**Stated problem:** Find the lines holding the word "this" and collect them.

**Dataset records:**
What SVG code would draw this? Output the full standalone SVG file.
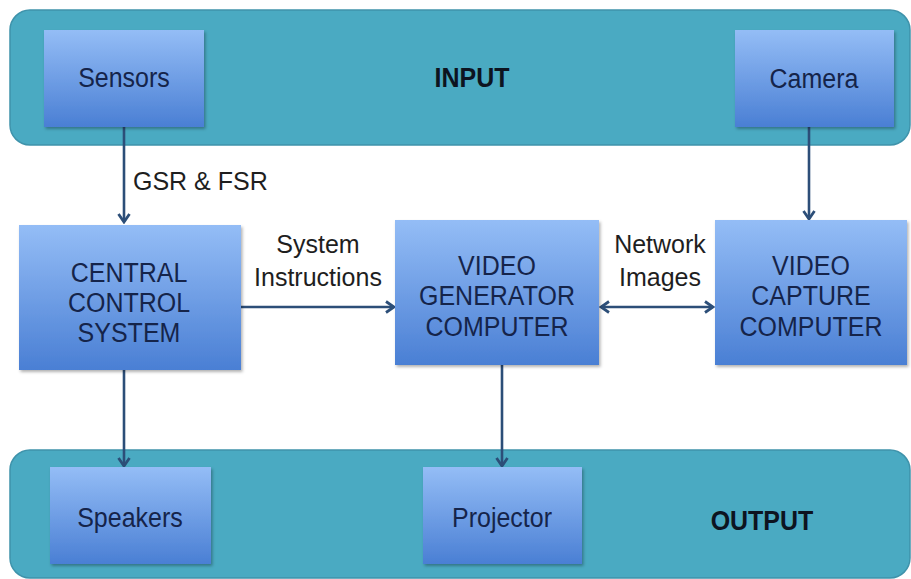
<svg xmlns="http://www.w3.org/2000/svg" width="911" height="579" viewBox="0 0 911 579">
<style>
.band{fill:#4aaac2;stroke:#3f93ab;stroke-width:1.5}
.box{fill:url(#bg);filter:url(#sh)}
.t{font-family:"Liberation Sans",Arial,sans-serif;font-size:25px;fill:#15244a;text-anchor:middle}
.b{font-family:"Liberation Sans",Arial,sans-serif;font-size:25px;font-weight:bold;fill:#0d1420;text-anchor:middle}
.l{font-family:"Liberation Sans",Arial,sans-serif;font-size:25px;fill:#1e1e1e;text-anchor:middle}
.c{stroke:#2c4e78;stroke-width:2.6;fill:none}
</style>
<defs>
<linearGradient id="bg" x1="0" y1="0" x2="0" y2="1">
<stop offset="0" stop-color="#94bdf6"/>
<stop offset="1" stop-color="#4a7fd4"/>
</linearGradient>
<filter id="sh" x="-10%" y="-10%" width="125%" height="125%">
<feDropShadow dx="1.5" dy="2" stdDeviation="1.5" flood-color="#000" flood-opacity="0.3"/>
</filter>
<marker id="ah" viewBox="0 0 14 14" refX="12" refY="7" markerWidth="14" markerHeight="14" markerUnits="userSpaceOnUse" orient="auto-start-reverse">
<path d="M4,1.5 L12,7 L4,12.5" fill="none" stroke="#2c4e78" stroke-width="2.8" stroke-linejoin="miter"/>
</marker>
</defs>
<rect width="911" height="579" fill="#fff"/>
<g id="input-band">
<rect class="band" x="10" y="10" width="900" height="135" rx="20"/>
<text class="b" x="472" y="87" transform="translate(472,87) scale(1,1.12) translate(-472,-87)">INPUT</text>
</g>
<g id="output-band">
<rect class="band" x="10" y="450" width="900" height="128" rx="20"/>
<text class="b" x="762" y="530" transform="translate(762,530) scale(1,1.12) translate(-762,-530)">OUTPUT</text>
</g>
<g id="connectors">
<line class="c" x1="124" y1="127" x2="124" y2="222" marker-end="url(#ah)"/>
<line class="c" x1="809" y1="127" x2="809" y2="219" marker-end="url(#ah)"/>
<line class="c" x1="241" y1="307" x2="394" y2="307" marker-end="url(#ah)"/>
<line class="c" x1="601" y1="307" x2="713" y2="307" marker-start="url(#ah)" marker-end="url(#ah)"/>
<line class="c" x1="124" y1="370" x2="124" y2="466" marker-end="url(#ah)"/>
<line class="c" x1="502" y1="365" x2="502" y2="466" marker-end="url(#ah)"/>
<text class="l" x="133" y="190" style="text-anchor:start">GSR &amp; FSR</text>
<text class="l" x="318" y="253">System</text>
<text class="l" x="318" y="286">Instructions</text>
<text class="l" x="660" y="253">Network</text>
<text class="l" x="660" y="286">Images</text>
</g>
<g id="sensors">
<rect class="box" x="44" y="30" width="160" height="97"/>
<text class="t" x="124" y="87" transform="translate(124,87) scale(1,1.12) translate(-124,-87)">Sensors</text>
</g>
<g id="camera">
<rect class="box" x="735" y="30" width="159" height="97"/>
<text class="t" x="814" y="88" transform="translate(814,88) scale(1,1.12) translate(-814,-88)">Camera</text>
</g>
<g id="central">
<rect class="box" x="19" y="225" width="222" height="145"/>
<text class="t" x="129" y="282" transform="translate(129,282) scale(1,1.12) translate(-129,-282)">CENTRAL</text>
<text class="t" x="129" y="312" transform="translate(129,312) scale(1,1.12) translate(-129,-312)">CONTROL</text>
<text class="t" x="129" y="342" transform="translate(129,342) scale(1,1.12) translate(-129,-342)">SYSTEM</text>
</g>
<g id="generator">
<rect class="box" x="395" y="220" width="204" height="145"/>
<text class="t" x="497" y="275" transform="translate(497,275) scale(1,1.12) translate(-497,-275)">VIDEO</text>
<text class="t" x="497" y="305" transform="translate(497,305) scale(1,1.12) translate(-497,-305)">GENERATOR</text>
<text class="t" x="497" y="336" transform="translate(497,336) scale(1,1.12) translate(-497,-336)">COMPUTER</text>
</g>
<g id="capture">
<rect class="box" x="715" y="220" width="192" height="145"/>
<text class="t" x="811" y="275" transform="translate(811,275) scale(1,1.12) translate(-811,-275)">VIDEO</text>
<text class="t" x="811" y="305" transform="translate(811,305) scale(1,1.12) translate(-811,-305)">CAPTURE</text>
<text class="t" x="811" y="336" transform="translate(811,336) scale(1,1.12) translate(-811,-336)">COMPUTER</text>
</g>
<g id="speakers">
<rect class="box" x="50" y="467" width="161" height="97"/>
<text class="t" x="130" y="527" transform="translate(130,527) scale(1,1.12) translate(-130,-527)">Speakers</text>
</g>
<g id="projector">
<rect class="box" x="423" y="467" width="159" height="97"/>
<text class="t" x="502" y="527" transform="translate(502,527) scale(1,1.12) translate(-502,-527)">Projector</text>
</g>
</svg>
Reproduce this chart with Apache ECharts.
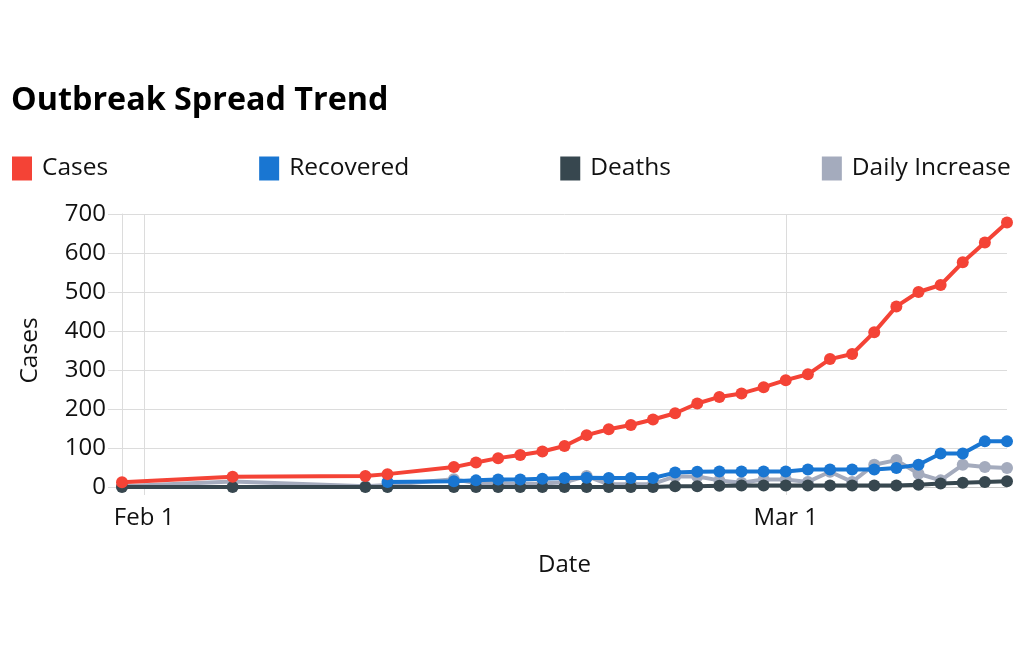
<!DOCTYPE html>
<html>
<head>
<meta charset="utf-8">
<script src="https://cdn.jsdelivr.net/npm/echarts@6/dist/echarts.min.js"></script>
<style>
html, body { margin: 0; padding: 0; background: #fff; }
#chart { width: 1024px; height: 667px; }
</style>
</head>
<body>
<div id="chart"></div>
<script>
var dates = ['2020-01-31', '2020-02-05', '2020-02-11', '2020-02-12', '2020-02-15', '2020-02-16',
    '2020-02-17', '2020-02-18', '2020-02-19', '2020-02-20', '2020-02-21', '2020-02-22', '2020-02-23',
    '2020-02-24', '2020-02-25', '2020-02-26', '2020-02-27', '2020-02-28', '2020-02-29', '2020-03-01',
    '2020-03-02', '2020-03-03', '2020-03-04', '2020-03-05', '2020-03-06', '2020-03-07', '2020-03-08',
    '2020-03-09', '2020-03-10', '2020-03-11'];
var cases = [12, 26, 28, 33, 51, 63, 74, 82, 91, 105, 133, 148, 159, 173, 189, 214, 231, 240, 256, 274,
    289, 328, 341, 397, 463, 500, 518, 576, 627, 678];
var recovered = [null, null, null, 13, 15, 17, 19, 19, 21, 23, 24, 23, 23, 23, 37, 39, 40, 40, 40, 40,
    45, 45, 45, 45, 49, 57, 86, 86, 117, 117];
var deaths = [0, 0, 0, 0, 0, 0, 0, 0, 0, 0, 0, 0, 0, 0, 2, 2, 3, 4, 4, 4,
    4, 4, 4, 4, 4, 6, 9, 11, 13, 15];
var dailyIncrease = [2, 14, 2, 5, 20, 10, 10, 8, 9, 12, 28, 7, 7, 8, 27, 27, 17, 11, 19, 19,
    13, 39, 13, 57, 69, 34, 17, 57, 51, 49];

var tickDates = ['2020-02-01', '2020-03-01'];
var tickLabels = ['Feb 1', 'Mar 1'];

var seriesNames = ['Cases', 'Recovered', 'Deaths', 'Daily Increase'];
var seriesColors = ['#f44336', '#1976d2', '#37474f', '#a4abbd'];

var font = '"Open Sans", "Noto Sans", sans-serif';
var gridColor = '#dcdcdc';
var textColor = '#111';

// days since the first date, so the x axis is a plain value axis
var DAY = 24 * 3600 * 1000;
function toDay(s) {
    var p = s.split('-');
    return Math.round((Date.UTC(+p[0], +p[1] - 1, +p[2]) - Date.UTC(2020, 0, 31)) / DAY);
}

var tickDays = tickDates.map(toDay);

function pairs(values) {
    return dates.map(function (d, i) { return [toDay(d), values[i]]; });
}

var seriesData = [cases, recovered, deaths, dailyIncrease];
var zOrder = [4, 3, 2, 1];

var myChart = echarts.init(document.getElementById('chart'));

var option = {
    animation: false,
    title: {
        text: 'Outbreak Spread Trend',
        left: 6,
        top: 80,
        textStyle: { fontFamily: font, fontSize: 32.3, fontWeight: 'bold', color: '#000' }
    },
    legend: {
        left: 12,
        top: 156,
        padding: 0,
        icon: 'rect',
        itemWidth: 20,
        itemHeight: 24,
        itemGap: 151,
        data: seriesNames,
        textStyle: { fontFamily: font, fontSize: 24.5, color: textColor, padding: [0, 0, 0, 5] }
    },
    grid: { left: 122, right: 17, top: 214, bottom: 180, containLabel: false },
    xAxis: {
        type: 'value',
        min: toDay(dates[0]),
        max: toDay(dates[dates.length - 1]),
        name: 'Date',
        nameLocation: 'middle',
        nameGap: 66,
        nameTextStyle: { fontFamily: font, fontSize: 24, color: textColor },
        axisLine: { show: true, lineStyle: { color: '#c8c8c8', width: 1 } },
        axisTick: { show: true, length: 8, lineStyle: { color: gridColor }, customValues: tickDays },
        axisLabel: {
            fontFamily: font, fontSize: 24, color: textColor, margin: 19,
            customValues: tickDays,
            formatter: function (v) {
                var i = tickDays.indexOf(v);
                return i >= 0 ? tickLabels[i] : '';
            }
        },
        splitLine: { show: true, lineStyle: { color: gridColor, width: 1 } }
    },
    yAxis: {
        type: 'value',
        min: 0,
        max: 700,
        interval: 100,
        name: 'Cases',
        nameLocation: 'middle',
        nameGap: 79,
        nameTextStyle: { fontFamily: font, fontSize: 24.5, color: textColor },
        axisLine: { show: true, lineStyle: { color: gridColor, width: 1 } },
        axisTick: { show: true, length: 14, lineStyle: { color: gridColor } },
        axisLabel: { fontFamily: font, fontSize: 24, color: textColor, margin: 16 },
        splitLine: { show: true, lineStyle: { color: gridColor, width: 1 } }
    },
    series: seriesNames.map(function (name, k) {
        return {
            name: name,
            type: 'line',
            data: pairs(seriesData[k]),
            z: zOrder[k],
            symbol: 'circle',
            symbolSize: 12,
            showSymbol: true,
            connectNulls: false,
            itemStyle: { color: seriesColors[k] },
            lineStyle: { color: seriesColors[k], width: 4 }
        };
    })
};

myChart.setOption(option);
window.onresize = myChart.resize;
</script>
</body>
</html>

**Written response:**
What SVG code would draw this? Output the full standalone SVG file.
Reproduce this chart with Apache ECharts.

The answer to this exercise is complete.